Joseph Ratzinger y Henri de Lubac. Las incómodas palabras

Jorge E. Traslosheros
jtraslos@unam.mx

Joseph Ratzinger tiene la facilidad de pronunciar, sin estridencias, palabras que suelen incomodar a más de uno pues hacen evidente la raíz de la crisis en que se encuentra nuestra cultura y que se manifiesta, así en los grandes indicadores económicos, como en el seno de los hogares y en el corazón de las personas.

A las pocas horas de haber pisado suelo madrileño, dijo en la plaza de Cibeles a una multitud de jóvenes ahí reunidos: “Hay muchos que, creyéndose dioses, piensan no tener necesidad de más raíces ni cimientos que ellos mismos. Desearían decidir por sí solos lo que es verdad o no, lo que es bueno o malo, lo justo o lo injusto; decidir quién es digno de vivir o puede ser sacrificado en aras de otras preferencias; dar en cada instante un paso al azar, sin rumbo fijo, dejándose llevar por el impulso de cada momento.”
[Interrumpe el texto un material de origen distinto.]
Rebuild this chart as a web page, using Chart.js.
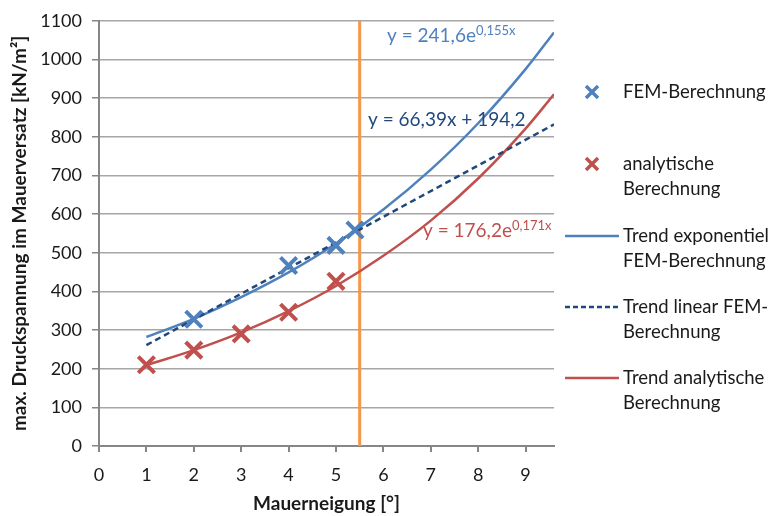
<!DOCTYPE html>
<html>
<head>
<meta charset="utf-8">
<script src="https://cdn.jsdelivr.net/npm/chart.js@4/dist/chart.umd.min.js"></script>
<style>
  html, body { margin: 0; padding: 0; background: #fff; }
  #wrap { width: 778px; height: 516px; }
</style>
</head>
<body>
<div id="wrap"><canvas id="chart" width="778" height="516"></canvas></div>
<script>
// data
const femX = [2, 4, 5, 5.4];
const femY = [328, 467, 519, 559];
const anaX = [1, 2, 3, 4, 5];
const anaY = [210, 248, 290, 346, 426];
const trendX = [1, 2, 3, 4, 5, 6, 7, 8, 9, 9.6];
const trendExpFem = [282, 329, 385, 449, 524, 612, 715, 835, 975, 1070];
const trendAna = [209, 248, 294, 349, 414, 492, 583, 692, 821, 910];
const trendLinX = [1, 9.6];
const trendLinFem = [261, 832];
const limitX = [5.5, 5.5];
const limitY = [0, 1100];
const yTicks = [0, 100, 200, 300, 400, 500, 600, 700, 800, 900, 1000, 1100];

const blue = '#4F81BD', red = '#C0504D', navy = '#1F497D', orange = '#F79646';
const FONT = 'Lato, "Open Sans", sans-serif';

function pts(xs, ys) {
    return xs.map((x, i) => ({ x: x, y: ys[i] }));
}

const legendItems = [
    { type: 'x', color: blue, lines: ['FEM-Berechnung'], y: 92 },
    { type: 'x', color: red, lines: ['analytische', 'Berechnung'], y: 164 },
    { type: 'line', color: blue, lines: ['Trend exponentiel', 'FEM-Berechnung'], y: 236 },
    { type: 'dash', color: navy, lines: ['Trend linear FEM-', 'Berechnung'], y: 307 },
    { type: 'line', color: red, lines: ['Trend analytische', 'Berechnung'], y: 378 }
];

const equations = [
    { text: 'y = 241,6e', sup: '0,155x', color: blue, x: 387, y: 36 },
    { text: 'y = 66,39x + 194,2', sup: '', color: navy, x: 368, y: 120 },
    { text: 'y = 176,2e', sup: '0,171x', color: red, x: 423, y: 231 }
];

const extras = {
    id: 'extras',
    afterDraw(chart) {
        const ctx = chart.ctx;
        ctx.save();
        // equations
        equations.forEach(e => {
            ctx.font = '19px ' + FONT;
            ctx.fillStyle = e.color;
            ctx.textBaseline = 'middle';
            ctx.textAlign = 'left';
            ctx.fillText(e.text, e.x, e.y);
            if (e.sup) {
                const w = ctx.measureText(e.text).width;
                ctx.font = '13px ' + FONT;
                ctx.fillText(e.sup, e.x + w, e.y - 5);
            }
        });
        // legend
        legendItems.forEach(it => {
            ctx.strokeStyle = it.color;
            if (it.type === 'x') {
                ctx.lineWidth = 3.5;
                ctx.setLineDash([]);
                ctx.beginPath();
                ctx.moveTo(586, it.y - 6); ctx.lineTo(598, it.y + 6);
                ctx.moveTo(598, it.y - 6); ctx.lineTo(586, it.y + 6);
                ctx.stroke();
            } else {
                ctx.lineWidth = 2.5;
                ctx.setLineDash(it.type === 'dash' ? [5, 3] : []);
                ctx.beginPath();
                ctx.moveTo(565, it.y); ctx.lineTo(619, it.y);
                ctx.stroke();
            }
            ctx.setLineDash([]);
            ctx.font = '18.5px ' + FONT;
            ctx.fillStyle = '#1a1a1a';
            ctx.textBaseline = 'middle';
            it.lines.forEach((l, i) => ctx.fillText(l, 623, it.y + i * 25));
        });
        ctx.restore();
    }
};

new Chart(document.getElementById('chart'), {
    type: 'scatter',
    data: {
        datasets: [
            { label: 'FEM-Berechnung', data: pts(femX, femY), pointStyle: 'crossRot',
              pointRadius: 11.5, pointBorderWidth: 4, borderColor: blue, backgroundColor: blue, order: 1 },
            { label: 'analytische Berechnung', data: pts(anaX, anaY), pointStyle: 'crossRot',
              pointRadius: 11.5, pointBorderWidth: 4, borderColor: red, backgroundColor: red, order: 1 },
            { label: 'Trend exponentiel FEM-Berechnung', data: pts(trendX, trendExpFem), showLine: true,
              pointRadius: 0, borderColor: blue, borderWidth: 2.5, cubicInterpolationMode: 'monotone', order: 3 },
            { label: 'Trend linear FEM-Berechnung', data: pts(trendLinX, trendLinFem), showLine: true,
              pointRadius: 0, borderColor: navy, borderWidth: 2.5, borderDash: [6, 4], order: 2 },
            { label: 'Trend analytische Berechnung', data: pts(trendX, trendAna), showLine: true,
              pointRadius: 0, borderColor: red, borderWidth: 2.5, cubicInterpolationMode: 'monotone', order: 3 },
            { label: 'limit', data: pts(limitX, limitY), showLine: true,
              pointRadius: 0, borderColor: orange, borderWidth: 3, order: 4 }
        ]
    },
    options: {
        responsive: false,
        animation: false,
        layout: { padding: { top: 18, right: 224, left: 0, bottom: 0 } },
        plugins: { legend: { display: false }, tooltip: { enabled: false } },
        scales: {
            x: {
                type: 'linear', min: 0, max: 9.6,
                afterFit(s) { s.height = 70; },
                ticks: { stepSize: 1, includeBounds: false, padding: 12, color: '#1a1a1a',
                         font: { family: FONT, size: 18 } },
                grid: { drawOnChartArea: false, drawTicks: true, tickLength: 6, color: '#868686', lineWidth: 2 },
                border: { color: '#868686', width: 2 },
                title: { display: true, text: 'Mauerneigung [°]', color: '#1a1a1a',
                         font: { family: FONT, size: 19, weight: 'bold' }, padding: { top: 0, bottom: 1 } }
            },
            y: {
                min: 0, max: 1100,
                afterFit(s) { s.width = 99; },
                afterBuildTicks(s) { s.ticks = yTicks.map(v => ({ value: v })); },
                ticks: { padding: 10, color: '#1a1a1a', font: { family: FONT, size: 18 },
                         callback: v => String(v) },
                grid: { color: '#A6A6A6', lineWidth: 1.5, tickLength: 7, tickColor: '#868686' },
                border: { color: '#868686', width: 2 },
                title: { display: true, text: 'max. Druckspannung im Mauerversatz [kN/m²]', color: '#1a1a1a',
                         font: { family: FONT, size: 19, weight: 'bold' }, padding: { top: 8, bottom: 0 } }
            }
        }
    },
    plugins: [extras]
});
</script>
</body>
</html>
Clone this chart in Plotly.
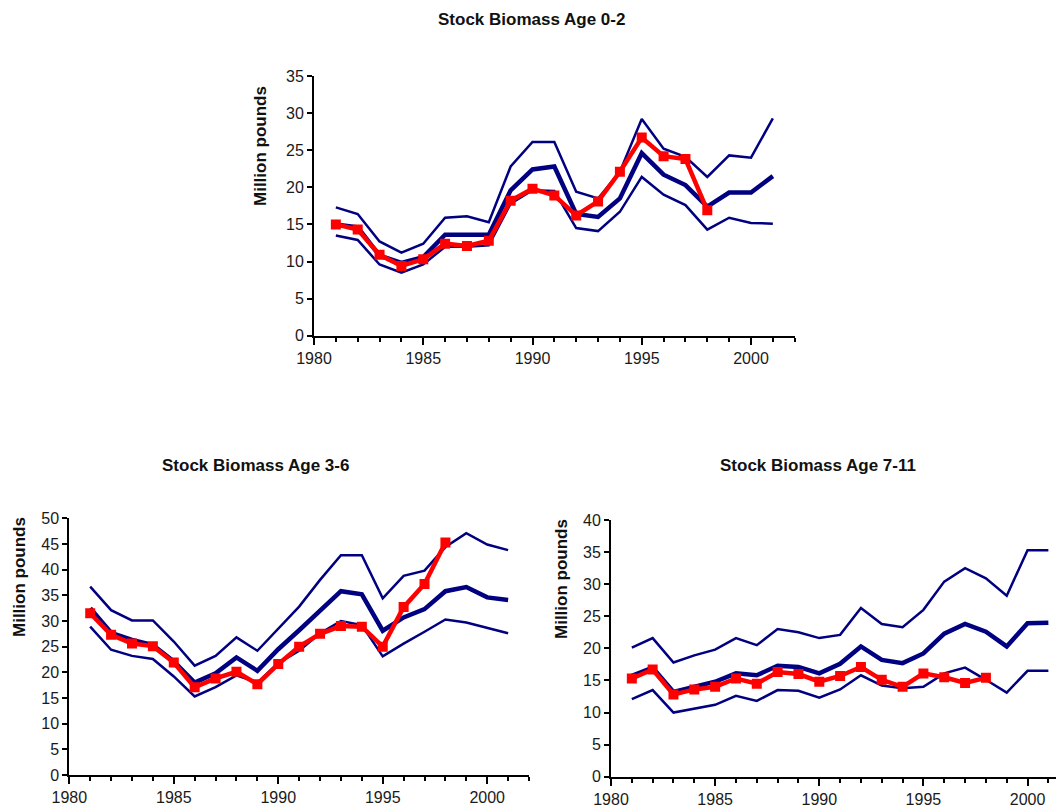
import plotly.graph_objects as go

W, H = 1064, 812
OFF = 8  # page body margin in the browser

years = list(range(1981, 2002))
obs_years = list(range(1981, 1999))

# Stock Biomass Age 0-2 (million pounds)
a02_upper = [17.3, 16.4, 12.7, 11.2, 12.4, 15.9, 16.1, 15.3, 22.8, 26.1, 26.1,
             19.4, 18.5, 22.1, 29.2, 25.2, 24.1, 21.4, 24.3, 24.0, 29.3]
a02_mid = [15.0, 14.6, 10.8, 9.8, 10.6, 13.6, 13.6, 13.6, 19.6, 22.4, 22.8,
           16.4, 16.0, 18.5, 24.6, 21.7, 20.3, 17.4, 19.3, 19.3, 21.5]
a02_lower = [13.5, 12.9, 9.6, 8.5, 9.6, 12.0, 12.0, 12.2, 17.8, 19.6, 19.5,
             14.5, 14.1, 16.7, 21.4, 19.0, 17.6, 14.3, 15.9, 15.2, 15.1]
a02_obs = [15.0, 14.3, 10.9, 9.4, 10.3, 12.4, 12.1, 12.8, 18.2, 19.8, 18.9,
           16.2, 18.1, 22.1, 26.7, 24.2, 23.8, 16.9]

# Stock Biomass Age 3-6
a36_upper = [36.7, 32.1, 30.1, 30.1, 26.0, 21.3, 23.2, 26.8, 24.2, 28.6, 32.8,
             38.0, 42.8, 42.8, 34.4, 38.8, 39.8, 44.4, 47.1, 44.9, 43.8]
a36_mid = [32.5, 27.7, 26.3, 25.3, 22.1, 18.0, 19.8, 22.9, 20.3, 24.5, 28.2,
           32.1, 35.8, 35.2, 28.1, 30.7, 32.3, 35.8, 36.6, 34.6, 34.1]
a36_lower = [28.9, 24.4, 23.2, 22.6, 19.2, 15.3, 17.1, 19.4, 18.0, 21.8, 24.2,
             27.6, 30.0, 29.2, 23.1, 25.6, 27.9, 30.3, 29.7, 28.7, 27.6]
a36_obs = [31.5, 27.3, 25.6, 25.1, 21.9, 17.1, 18.8, 20.1, 17.7, 21.6, 25.0,
           27.5, 29.0, 28.9, 25.0, 32.7, 37.2, 45.3]

# Stock Biomass Age 7-11
a711_upper = [20.1, 21.6, 17.8, 18.9, 19.8, 21.6, 20.5, 23.0, 22.5, 21.6, 22.1,
              26.3, 23.8, 23.3, 26.0, 30.4, 32.5, 30.9, 28.2, 35.3, 35.3]
a711_mid = [15.7, 17.0, 13.2, 14.0, 14.8, 16.1, 15.8, 17.3, 17.1, 16.1, 17.6,
            20.3, 18.2, 17.7, 19.2, 22.3, 23.8, 22.6, 20.3, 23.9, 24.0]
a711_lower = [12.1, 13.5, 10.0, 10.6, 11.2, 12.6, 11.8, 13.5, 13.4, 12.3, 13.6,
              15.8, 14.2, 13.8, 14.0, 16.1, 17.0, 15.1, 13.1, 16.5, 16.5]
a711_obs = [15.3, 16.7, 12.8, 13.6, 14.0, 15.3, 14.5, 16.3, 16.0, 14.8, 15.7,
            17.1, 15.1, 14.0, 16.1, 15.5, 14.6, 15.4]

titles = ["Stock Biomass Age 0-2", "Stock Biomass Age 3-6", "Stock Biomass Age 7-11"]
ytitle = "Million pounds"

NAVY = "#000080"
RED = "#FF0000"


def px(x):
    return (x - OFF) / W


def py(y):
    return 1 - (y - OFF) / H


fig = go.Figure()

panels = [
    (a02_upper, a02_mid, a02_lower, a02_obs, "x", "y"),
    (a36_upper, a36_mid, a36_lower, a36_obs, "x2", "y2"),
    (a711_upper, a711_mid, a711_lower, a711_obs, "x3", "y3"),
]
for up, mid, lo, obs, xa, ya in panels:
    fig.add_trace(go.Scatter(x=years, y=up, mode="lines", xaxis=xa, yaxis=ya,
                             line=dict(color=NAVY, width=2.5), showlegend=False))
    fig.add_trace(go.Scatter(x=years, y=mid, mode="lines", xaxis=xa, yaxis=ya,
                             line=dict(color=NAVY, width=4.5), showlegend=False))
    fig.add_trace(go.Scatter(x=years, y=lo, mode="lines", xaxis=xa, yaxis=ya,
                             line=dict(color=NAVY, width=2.5), showlegend=False))
    fig.add_trace(go.Scatter(x=obs_years, y=obs, mode="lines+markers", xaxis=xa, yaxis=ya,
                             line=dict(color=RED, width=4.5),
                             marker=dict(symbol="square", size=10, color=RED),
                             showlegend=False))

tickfont = dict(family="Arial, Liberation Sans, sans-serif", size=16, color="#1a1a1a")


def xax(domain, anchor, rng):
    return dict(domain=domain, anchor=anchor, range=rng, tickmode="linear", tick0=1980, dtick=5,
                ticks="outside", ticklen=7, tickwidth=1.5, tickcolor="black",
                minor=dict(dtick=1, tick0=1980, ticks="outside", ticklen=4, tickwidth=1.5,
                           tickcolor="black", showgrid=False),
                showline=True, linecolor="black", linewidth=2, showgrid=False, zeroline=False,
                tickfont=tickfont, fixedrange=True, automargin=False)


def yax(domain, anchor, rng):
    return dict(domain=domain, anchor=anchor, range=rng, tickmode="linear", tick0=0, dtick=5,
                ticks="outside", ticklen=5, tickwidth=1.5, tickcolor="black",
                showline=True, linecolor="black", linewidth=2, showgrid=False, zeroline=False,
                tickfont=tickfont, fixedrange=True, automargin=False)


fig.update_layout(
    width=W, height=H,
    margin=dict(l=0, r=0, t=0, b=0, pad=0, autoexpand=False),
    paper_bgcolor="white", plot_bgcolor="white",
    xaxis=xax([px(314), px(794.7)], "y", [1980, 2002]),
    yaxis=yax([py(335.7), py(76)], "x", [0, 35]),
    xaxis2=xax([px(69.3), px(529)], "y2", [1980, 2002]),
    yaxis2=yax([py(775), py(518.3)], "x2", [0, 50]),
    xaxis3=xax([px(611), px(1064)], "y3", [1980, 2001.75]),
    yaxis3=yax([py(776.7), py(520)], "x3", [0, 40]),
)

tfont = dict(family="Arial, Liberation Sans, sans-serif", size=17, color="#111111")
ann = []
for text, cx, cy in [(titles[0], 531, 20), (titles[1], 255, 465), (titles[2], 818, 465)]:
    ann.append(dict(text="<b>%s</b>" % text, x=px(cx), y=py(cy), xref="paper", yref="paper",
                    showarrow=False, font=tfont, xanchor="center", yanchor="middle"))
for cx, cy in [(261, 146), (19, 577), (561, 579)]:
    ann.append(dict(text="<b>%s</b>" % ytitle, x=px(cx), y=py(cy), xref="paper", yref="paper",
                    showarrow=False, font=tfont, textangle=-90, xanchor="center", yanchor="middle"))
fig.update_layout(annotations=ann)

fig.write_html("out.html")
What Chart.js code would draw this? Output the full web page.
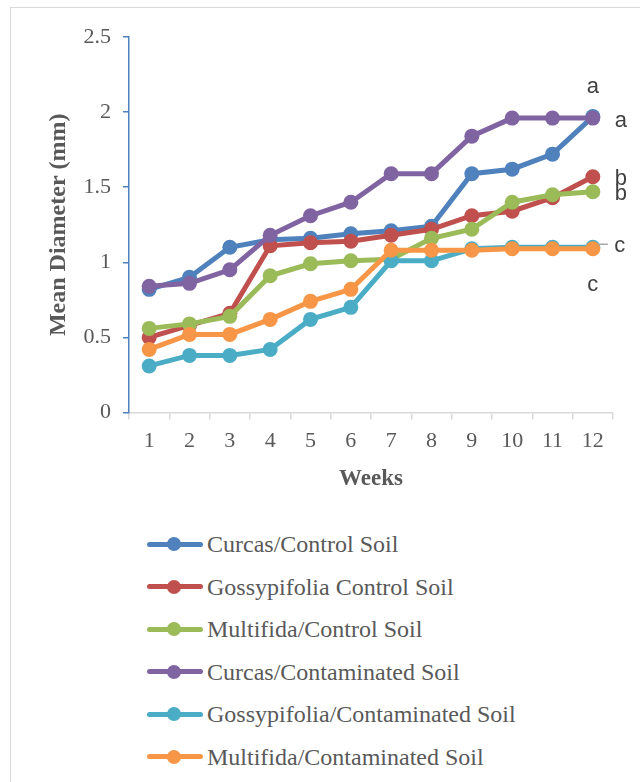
<!DOCTYPE html>
<html>
<head>
<meta charset="utf-8">
<script src="https://cdn.jsdelivr.net/npm/chart.js@4/dist/chart.umd.min.js"></script>
<style>
  html, body { margin: 0; padding: 0; background: #fff; }
  body { width: 640px; height: 782px; position: relative; overflow: hidden; }
  #frame { position: absolute; left: 10px; top: 7px; width: 700px; height: 800px;
           border-left: 1.5px solid #d9d9d9; border-top: 1.5px solid #d9d9d9; }
  #wrap { position: absolute; left: 0; top: 0; width: 640px; height: 500px; }
  #legend { position: absolute; left: 147px; top: 530px; }
  .item { position: relative; height: 42.6px; white-space: nowrap;
          font-family: "Liberation Serif", "Times New Roman", serif; font-size: 24px;
          line-height: 28px; color: #595959; }
  .mk { position: absolute; left: 0; top: 11.5px; width: 56px; height: 5px; border-radius: 3px; }
  .dot { position: absolute; left: 20px; top: 7px; width: 14px; height: 14px; border-radius: 50%; }
  .txt { position: absolute; left: 60px; top: 0; }
</style>
</head>
<body>
<div id="frame"></div>
<div id="wrap"><canvas id="c" width="640" height="500"></canvas></div>
<div id="legend"></div>
<script>
const weeks = ['1','2','3','4','5','6','7','8','9','10','11','12'];
const seriesNames = [
  'Curcas/Control Soil',
  'Gossypifolia Control Soil',
  'Multifida/Control Soil',
  'Curcas/Contaminated Soil',
  'Gossypifolia/Contaminated Soil',
  'Multifida/Contaminated Soil'
];
const curcasControl       = [0.82, 0.90, 1.10, 1.15, 1.16, 1.19, 1.21, 1.24, 1.59, 1.62, 1.72, 1.97];
const gossypifoliaControl = [0.50, 0.58, 0.66, 1.11, 1.13, 1.14, 1.18, 1.22, 1.31, 1.34, 1.43, 1.57];
const multifidaControl    = [0.56, 0.59, 0.64, 0.91, 0.99, 1.01, 1.02, 1.16, 1.22, 1.40, 1.45, 1.47];
const curcasContam        = [0.84, 0.86, 0.95, 1.18, 1.31, 1.40, 1.59, 1.59, 1.84, 1.96, 1.96, 1.96];
const gossypifoliaContam  = [0.31, 0.38, 0.38, 0.42, 0.62, 0.70, 1.01, 1.01, 1.09, 1.10, 1.10, 1.10];
const multifidaContam     = [0.42, 0.52, 0.52, 0.62, 0.74, 0.82, 1.08, 1.08, 1.08, 1.09, 1.09, 1.09];
// significance letter for each series (same order as seriesNames)
const significance = ['a', 'b', 'b', 'a', 'c', 'c'];
const yTickLabels = ['0', '0.5', '1', '1.5', '2', '2.5'];
const yTickMax = 2.5, yTickStep = 0.5;

const colors = ['#4f81bd', '#c0504d', '#9bbb59', '#8064a2', '#4bacc6', '#f79646'];
const allSeries = [curcasControl, gossypifoliaControl, multifidaControl, curcasContam, gossypifoliaContam, multifidaContam];

Chart.defaults.font.family = '"Liberation Serif", "Times New Roman", serif';
Chart.defaults.color = '#595959';

// label offsets relative to last point of each series (style only)
const labelOffsets = [
  {dx: 0,  dy: -24, leader: false},  // blue
  {dx: 28, dy: 8,   leader: false},  // red
  {dx: 28, dy: 8,   leader: false},  // green
  {dx: 28, dy: 9,   leader: false},  // purple
  {dx: 27, dy: 5,   leader: true},   // teal
  {dx: 0,  dy: 42,  leader: false}   // orange
];

const letterPlugin = {
  id: 'letters',
  afterDatasetsDraw(chart) {
    const ctx = chart.ctx;
    ctx.save();
    ctx.font = '22px "Liberation Sans", Arial, sans-serif';
    ctx.fillStyle = '#404040';
    ctx.textAlign = 'center';
    ctx.textBaseline = 'alphabetic';
    chart.data.datasets.forEach((ds, i) => {
      const meta = chart.getDatasetMeta(i);
      const pt = meta.data[meta.data.length - 1];
      const o = labelOffsets[i];
      if (o.leader) {
        ctx.strokeStyle = '#a6a6a6';
        ctx.lineWidth = 1.5;
        ctx.beginPath();
        ctx.moveTo(pt.x + 5, pt.y - 3);
        ctx.lineTo(pt.x + 15, pt.y - 3);
        ctx.stroke();
      }
      ctx.fillText(significance[i], pt.x + o.dx, pt.y + o.dy);
    });
    ctx.restore();
  }
};

const datasets = allSeries.map((vals, i) => ({
  label: seriesNames[i],
  data: vals,
  borderColor: colors[i],
  backgroundColor: colors[i],
  pointBackgroundColor: colors[i],
  pointBorderColor: colors[i],
  pointBorderWidth: 0,
  pointRadius: 7.5,
  pointHoverRadius: 7.5,
  borderWidth: 5,
  tension: 0,
  order: allSeries.length - i
}));

const chart = new Chart(document.getElementById('c'), {
  type: 'line',
  data: { labels: weeks, datasets },
  options: {
    responsive: false,
    animation: false,
    events: [],
    layout: { padding: { left: 0, top: 37, right: 27, bottom: 7.5 } },
    plugins: { legend: { display: false }, tooltip: { enabled: false } },
    scales: {
      x: {
        offset: true,
        grid: { offset: true, drawOnChartArea: false, drawTicks: true, tickLength: 7, color: '#d9d9d9', lineWidth: 1.5 },
        border: { color: '#d9d9d9', width: 1.5 },
        ticks: { font: { size: 22 }, padding: 9, color: '#595959', maxRotation: 0, autoSkip: false },
        title: { display: true, text: 'Weeks', font: { size: 23, weight: 'bold' }, color: '#595959', padding: 0 },
        afterFit(s) { s.height = 80; }
      },
      y: {
        min: 0, max: yTickMax,
        grid: { drawOnChartArea: false, drawTicks: true, tickLength: 6, color: '#4f81bd', lineWidth: 1.5 },
        border: { color: '#4f81bd', width: 1.5 },
        ticks: { stepSize: yTickStep, font: { size: 22 }, padding: 12, color: '#595959',
                 callback: (v, idx) => yTickLabels[idx] },
        title: { display: true, text: 'Mean Diameter (mm)', font: { size: 24, weight: 'bold' }, color: '#595959', padding: { top: 44.6, bottom: 0 } },
        afterFit(s) { s.width = 129; }
      }
    }
  },
  plugins: [letterPlugin]
});

// HTML legend from chart datasets
const leg = document.getElementById('legend');
chart.data.datasets.forEach(ds => {
  const it = document.createElement('div');
  it.className = 'item';
  const mk = document.createElement('div'); mk.className = 'mk'; mk.style.background = ds.borderColor;
  const dot = document.createElement('div'); dot.className = 'dot'; dot.style.background = ds.borderColor;
  const tx = document.createElement('div'); tx.className = 'txt'; tx.textContent = ds.label;
  it.appendChild(mk); it.appendChild(dot); it.appendChild(tx);
  leg.appendChild(it);
});
</script>
</body>
</html>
La declaración causó tremenda comezón en algunos medios de comunicación y entre no pocos intelectuales “progres” (con la notable excepción de Vargas Llosa) quienes, de inmediato, se pusieron el saco acusando al Papa de haberse manifestado contra el aborto y la eutanasia, cual si hubiera atacado grandes logros de nuestra civilización.

Lo cierto es que Benedicto no hizo mención a estos asuntos en su discurso. Lo interesante es que así lo entendieron quienes armaron gran escándalo mediático. Sus razones habrán tenido para ponerse el saco con premura, lo que no es de sorprender. En efecto, el aborto y la eutanasia, tan propias de la agenda “progre”, nos muestran las consecuencias de una cultura narcisista que termina por perder el respeto a las personas. Se trata de un hecho confirmado en los grandes experimentos sociales, como en la cotidianidad del hogar. Narciso es mala compañía pues más temprano que tarde se convierte en un tirano.  Así, Ratzinger dio voz, como siempre, a la tradición profética judeocristiana que denuncia como la máxima idolatría el que el Hombre se coloque en el lugar de Dios pues, al hacerlo, traiciona su condición de criatura y termina por reducir al prójimo a una cosa.

La misma denuncia encontró una de sus más excelsas manifestaciones en Henri de Lubac, uno de los teólogos más notables de nuestro tiempo, precursor del Concilio Vaticano II. En la Navidad de 1943, en el París ocupado por los Nazis, el teólogo francés se dio a la tarea de analizar la raíz del absurdo que ensangrentaba a Europa y al mundo, producto de tres totalitarismos: el fascista (nacionalsocialista), el comunista y el del capital arrastrado por el mito del progreso sin límite.  Así nació El drama del humanismo ateo, uno de los libros más profundos que se hayan escrito en nuestro tiempo.

En esta obra maestra, de Lubac denunció las tesis del llamado humanismo en sus versiones positivista, marxista y nietzschana, para concluir con unas palabras que volvieron a resonar en las plazas de Madrid: “No es verdad que el Hombre, aunque parezca decirlo algunas veces, no pueda organizar la tierra sin Dios. Lo cierto es que sin Dios no puede, en fin de cuentas, más que organizarla contra el Hombre.”